## Requirement
Exclude images, then output the remaining data verbatim.

::: Given information :::

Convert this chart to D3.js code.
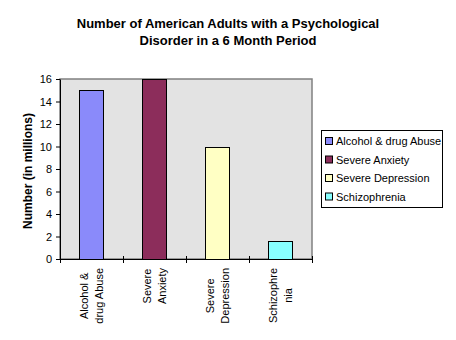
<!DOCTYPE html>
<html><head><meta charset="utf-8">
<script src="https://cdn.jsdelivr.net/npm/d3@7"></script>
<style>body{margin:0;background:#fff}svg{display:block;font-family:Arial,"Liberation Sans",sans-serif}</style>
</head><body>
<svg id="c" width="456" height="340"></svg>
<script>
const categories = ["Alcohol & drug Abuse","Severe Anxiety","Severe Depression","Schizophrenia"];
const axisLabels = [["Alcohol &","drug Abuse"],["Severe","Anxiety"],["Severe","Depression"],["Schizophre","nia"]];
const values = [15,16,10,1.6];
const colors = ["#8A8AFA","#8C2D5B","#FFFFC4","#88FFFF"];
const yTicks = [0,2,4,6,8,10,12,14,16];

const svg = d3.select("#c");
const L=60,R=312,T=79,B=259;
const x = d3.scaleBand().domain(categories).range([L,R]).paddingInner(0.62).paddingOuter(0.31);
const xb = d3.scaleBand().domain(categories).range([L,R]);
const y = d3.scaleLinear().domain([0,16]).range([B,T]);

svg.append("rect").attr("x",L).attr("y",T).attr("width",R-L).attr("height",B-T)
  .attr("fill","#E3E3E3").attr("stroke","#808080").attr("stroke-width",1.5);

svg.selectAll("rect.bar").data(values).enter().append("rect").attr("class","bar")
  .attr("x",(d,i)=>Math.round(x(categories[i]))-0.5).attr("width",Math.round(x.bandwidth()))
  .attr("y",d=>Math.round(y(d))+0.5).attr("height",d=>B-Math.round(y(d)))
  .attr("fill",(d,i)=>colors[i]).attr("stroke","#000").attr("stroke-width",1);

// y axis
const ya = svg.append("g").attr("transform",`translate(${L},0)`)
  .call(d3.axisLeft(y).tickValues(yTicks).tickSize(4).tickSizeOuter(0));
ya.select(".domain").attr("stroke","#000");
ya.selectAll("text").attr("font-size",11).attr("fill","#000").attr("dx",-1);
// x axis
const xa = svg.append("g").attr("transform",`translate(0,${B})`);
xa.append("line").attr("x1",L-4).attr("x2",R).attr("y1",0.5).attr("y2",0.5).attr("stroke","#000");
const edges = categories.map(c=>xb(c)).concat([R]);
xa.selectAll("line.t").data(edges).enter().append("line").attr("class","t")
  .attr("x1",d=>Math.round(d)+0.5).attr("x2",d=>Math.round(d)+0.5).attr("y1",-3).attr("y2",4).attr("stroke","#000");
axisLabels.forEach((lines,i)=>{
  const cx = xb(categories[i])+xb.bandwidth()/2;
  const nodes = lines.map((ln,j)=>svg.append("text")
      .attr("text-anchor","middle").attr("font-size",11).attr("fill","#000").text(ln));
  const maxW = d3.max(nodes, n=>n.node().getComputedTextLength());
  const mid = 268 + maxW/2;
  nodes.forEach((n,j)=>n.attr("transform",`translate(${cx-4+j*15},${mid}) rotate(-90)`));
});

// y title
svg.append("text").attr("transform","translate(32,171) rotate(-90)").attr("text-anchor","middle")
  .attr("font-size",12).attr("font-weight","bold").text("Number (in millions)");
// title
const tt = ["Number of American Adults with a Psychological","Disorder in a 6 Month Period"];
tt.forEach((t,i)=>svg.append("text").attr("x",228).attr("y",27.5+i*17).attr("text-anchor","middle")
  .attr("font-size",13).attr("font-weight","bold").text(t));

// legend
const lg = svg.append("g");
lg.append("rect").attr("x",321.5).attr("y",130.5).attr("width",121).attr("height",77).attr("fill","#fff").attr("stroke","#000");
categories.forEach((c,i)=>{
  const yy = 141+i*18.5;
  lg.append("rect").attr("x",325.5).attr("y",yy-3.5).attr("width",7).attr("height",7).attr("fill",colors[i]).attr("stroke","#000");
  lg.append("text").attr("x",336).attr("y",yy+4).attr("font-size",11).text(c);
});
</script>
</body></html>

:::

## Answer to this task
Convert this chart to D3.js code.
<!DOCTYPE html>
<html><head><meta charset="utf-8">
<script src="https://cdn.jsdelivr.net/npm/d3@7"></script>
<style>body{margin:0;background:#fff}svg{display:block;font-family:Arial,"Liberation Sans",sans-serif}</style>
</head><body>
<svg id="c" width="456" height="340"></svg>
<script>
const categories = ["Alcohol & drug Abuse","Severe Anxiety","Severe Depression","Schizophrenia"];
const axisLabels = [["Alcohol &","drug Abuse"],["Severe","Anxiety"],["Severe","Depression"],["Schizophre","nia"]];
const values = [15,16,10,1.6];
const colors = ["#8A8AFA","#8C2D5B","#FFFFC4","#88FFFF"];
const yTicks = [0,2,4,6,8,10,12,14,16];

const svg = d3.select("#c");
const L=60,R=312,T=79,B=259;
const x = d3.scaleBand().domain(categories).range([L,R]).paddingInner(0.62).paddingOuter(0.31);
const xb = d3.scaleBand().domain(categories).range([L,R]);
const y = d3.scaleLinear().domain([0,16]).range([B,T]);

svg.append("rect").attr("x",L).attr("y",T).attr("width",R-L).attr("height",B-T)
  .attr("fill","#E3E3E3").attr("stroke","#808080").attr("stroke-width",1.5);

svg.selectAll("rect.bar").data(values).enter().append("rect").attr("class","bar")
  .attr("x",(d,i)=>Math.round(x(categories[i]))-0.5).attr("width",Math.round(x.bandwidth()))
  .attr("y",d=>Math.round(y(d))+0.5).attr("height",d=>B-Math.round(y(d)))
  .attr("fill",(d,i)=>colors[i]).attr("stroke","#000").attr("stroke-width",1);

// y axis
const ya = svg.append("g").attr("transform",`translate(${L},0)`)
  .call(d3.axisLeft(y).tickValues(yTicks).tickSize(4).tickSizeOuter(0));
ya.select(".domain").attr("stroke","#000");
ya.selectAll("text").attr("font-size",11).attr("fill","#000").attr("dx",-1);
// x axis
const xa = svg.append("g").attr("transform",`translate(0,${B})`);
xa.append("line").attr("x1",L-4).attr("x2",R).attr("y1",0.5).attr("y2",0.5).attr("stroke","#000");
const edges = categories.map(c=>xb(c)).concat([R]);
xa.selectAll("line.t").data(edges).enter().append("line").attr("class","t")
  .attr("x1",d=>Math.round(d)+0.5).attr("x2",d=>Math.round(d)+0.5).attr("y1",-3).attr("y2",4).attr("stroke","#000");
axisLabels.forEach((lines,i)=>{
  const cx = xb(categories[i])+xb.bandwidth()/2;
  const nodes = lines.map((ln,j)=>svg.append("text")
      .attr("text-anchor","middle").attr("font-size",11).attr("fill","#000").text(ln));
  const maxW = d3.max(nodes, n=>n.node().getComputedTextLength());
  const mid = 268 + maxW/2;
  nodes.forEach((n,j)=>n.attr("transform",`translate(${cx-4+j*15},${mid}) rotate(-90)`));
});

// y title
svg.append("text").attr("transform","translate(32,171) rotate(-90)").attr("text-anchor","middle")
  .attr("font-size",12).attr("font-weight","bold").text("Number (in millions)");
// title
const tt = ["Number of American Adults with a Psychological","Disorder in a 6 Month Period"];
tt.forEach((t,i)=>svg.append("text").attr("x",228).attr("y",27.5+i*17).attr("text-anchor","middle")
  .attr("font-size",13).attr("font-weight","bold").text(t));

// legend
const lg = svg.append("g");
lg.append("rect").attr("x",321.5).attr("y",130.5).attr("width",121).attr("height",77).attr("fill","#fff").attr("stroke","#000");
categories.forEach((c,i)=>{
  const yy = 141+i*18.5;
  lg.append("rect").attr("x",325.5).attr("y",yy-3.5).attr("width",7).attr("height",7).attr("fill",colors[i]).attr("stroke","#000");
  lg.append("text").attr("x",336).attr("y",yy+4).attr("font-size",11).text(c);
});
</script>
</body></html>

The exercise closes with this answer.